There is a great CNN special about the coral reefs having many species that are extinct elsewhere. They are protecting the reefs from tourists very carefully. I just had to do a quick search to check:



Named for Queen Isabella of Spain 500 years ago by Christopher Columbus, the Gardens of the Queen (Jardines de la Reina) archipelago is a string of hundreds of mangrove-fringed islets and keys stretching over 150 kilometers along Cuba’s southeastern coast. Still nearly devoid of human footprints today, the area is “a window into the Caribbean as it looked in Columbus’ time,” says Dan Whittle, director of EDF’s Cuba program.

In the 1990s, the Cuban government set aside the Gardens as an 850-square-mile marine reserve—the biggest in the Caribbean–as part of a planned island-wide network designed with help from EDF. With commercial fishing and other damaging activities restricted, the area, now a national park, provides a baseline for gauging the health of sea life and habitat in adjacent areas where such activities are not curtailed.

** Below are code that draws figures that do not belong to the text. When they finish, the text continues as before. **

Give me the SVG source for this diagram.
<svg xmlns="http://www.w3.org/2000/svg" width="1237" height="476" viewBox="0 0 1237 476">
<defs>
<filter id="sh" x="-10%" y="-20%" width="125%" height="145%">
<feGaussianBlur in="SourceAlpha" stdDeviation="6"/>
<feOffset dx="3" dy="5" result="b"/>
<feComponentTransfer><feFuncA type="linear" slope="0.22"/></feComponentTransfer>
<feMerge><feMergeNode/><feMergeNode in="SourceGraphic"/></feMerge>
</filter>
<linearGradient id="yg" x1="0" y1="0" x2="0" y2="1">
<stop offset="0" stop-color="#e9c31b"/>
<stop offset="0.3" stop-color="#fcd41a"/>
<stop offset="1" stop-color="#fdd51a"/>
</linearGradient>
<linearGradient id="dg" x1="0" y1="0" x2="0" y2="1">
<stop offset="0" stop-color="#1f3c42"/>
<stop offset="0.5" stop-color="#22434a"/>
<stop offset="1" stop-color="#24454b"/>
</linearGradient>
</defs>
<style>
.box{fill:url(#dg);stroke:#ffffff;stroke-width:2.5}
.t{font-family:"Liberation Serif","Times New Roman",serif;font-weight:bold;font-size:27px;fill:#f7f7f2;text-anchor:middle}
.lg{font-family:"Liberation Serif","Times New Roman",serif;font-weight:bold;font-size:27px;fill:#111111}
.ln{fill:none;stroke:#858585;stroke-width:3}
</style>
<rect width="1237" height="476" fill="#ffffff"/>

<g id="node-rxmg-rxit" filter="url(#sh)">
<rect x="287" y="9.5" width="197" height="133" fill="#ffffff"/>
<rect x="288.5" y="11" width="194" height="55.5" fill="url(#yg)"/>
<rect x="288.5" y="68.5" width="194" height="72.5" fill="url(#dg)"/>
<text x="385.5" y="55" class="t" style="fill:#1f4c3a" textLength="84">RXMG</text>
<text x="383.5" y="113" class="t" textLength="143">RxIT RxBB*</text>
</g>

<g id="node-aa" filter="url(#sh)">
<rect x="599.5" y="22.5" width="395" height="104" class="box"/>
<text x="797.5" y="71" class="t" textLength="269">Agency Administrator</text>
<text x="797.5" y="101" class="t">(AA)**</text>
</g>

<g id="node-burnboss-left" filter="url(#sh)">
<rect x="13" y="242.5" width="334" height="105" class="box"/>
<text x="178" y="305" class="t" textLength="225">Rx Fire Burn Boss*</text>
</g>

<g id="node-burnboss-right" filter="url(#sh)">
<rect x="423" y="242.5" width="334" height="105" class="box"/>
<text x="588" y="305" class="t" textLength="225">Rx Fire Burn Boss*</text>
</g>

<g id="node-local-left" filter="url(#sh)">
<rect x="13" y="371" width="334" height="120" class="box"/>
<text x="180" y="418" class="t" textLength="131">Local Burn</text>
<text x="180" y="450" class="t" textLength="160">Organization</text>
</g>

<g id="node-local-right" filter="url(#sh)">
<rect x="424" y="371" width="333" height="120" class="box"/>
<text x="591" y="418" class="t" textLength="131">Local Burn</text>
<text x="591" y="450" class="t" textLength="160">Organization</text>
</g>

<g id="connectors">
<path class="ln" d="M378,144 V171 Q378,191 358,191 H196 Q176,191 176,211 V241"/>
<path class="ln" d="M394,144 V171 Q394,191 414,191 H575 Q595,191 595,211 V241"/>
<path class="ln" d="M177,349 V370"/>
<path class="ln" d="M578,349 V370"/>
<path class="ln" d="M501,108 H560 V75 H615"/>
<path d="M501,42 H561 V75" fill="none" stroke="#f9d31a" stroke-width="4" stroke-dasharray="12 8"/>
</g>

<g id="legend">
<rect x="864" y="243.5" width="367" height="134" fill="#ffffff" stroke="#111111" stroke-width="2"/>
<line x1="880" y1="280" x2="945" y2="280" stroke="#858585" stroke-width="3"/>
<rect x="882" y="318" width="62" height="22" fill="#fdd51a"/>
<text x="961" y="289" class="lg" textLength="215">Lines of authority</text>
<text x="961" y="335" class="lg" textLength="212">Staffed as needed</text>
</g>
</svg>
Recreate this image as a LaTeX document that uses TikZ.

With no inhabitants and only several hundred divers allowed each year, this highly productive, biodiverse area contains some of the most pristine coral reefs left in the Caribbean and remains a haven for fish and other sea life. The reserve has large populations of sea turtles, including hawksbill and green, and an abundance of sharks, huge groupers and thick seagrass meadows—all indicating an ecosystem in balance.

We’re working with our Cuban partners to conduct research and develop management strategies for the Gardens. The reserve, together with the Canarreos archipelago on the southern rim of the Gulf of Batabano, has been proposed as a World Heritage Site. This 500-mile-long stretch, which includes nine protected areas, is the subject of a five-year Global Environmental Facility (GEF) project on ecological reserves and coral reefs.

Pairing marine reserves with incentives for fishermen

Illegal fishing and conflicts with fishermen are major threats to protected areas throughout the Caribbean. In the Gardens, enforcement is a big issue. For cash-strapped Cuba, patrol boats are prohibitively expensive. But, with the right incentives, fishermen can be persuaded to help conserve the resource. For example, by granting fisherman the rights to fish on the edges of protected areas where abundant fish spill over into fishing grounds, they can become partners instead of adversaries.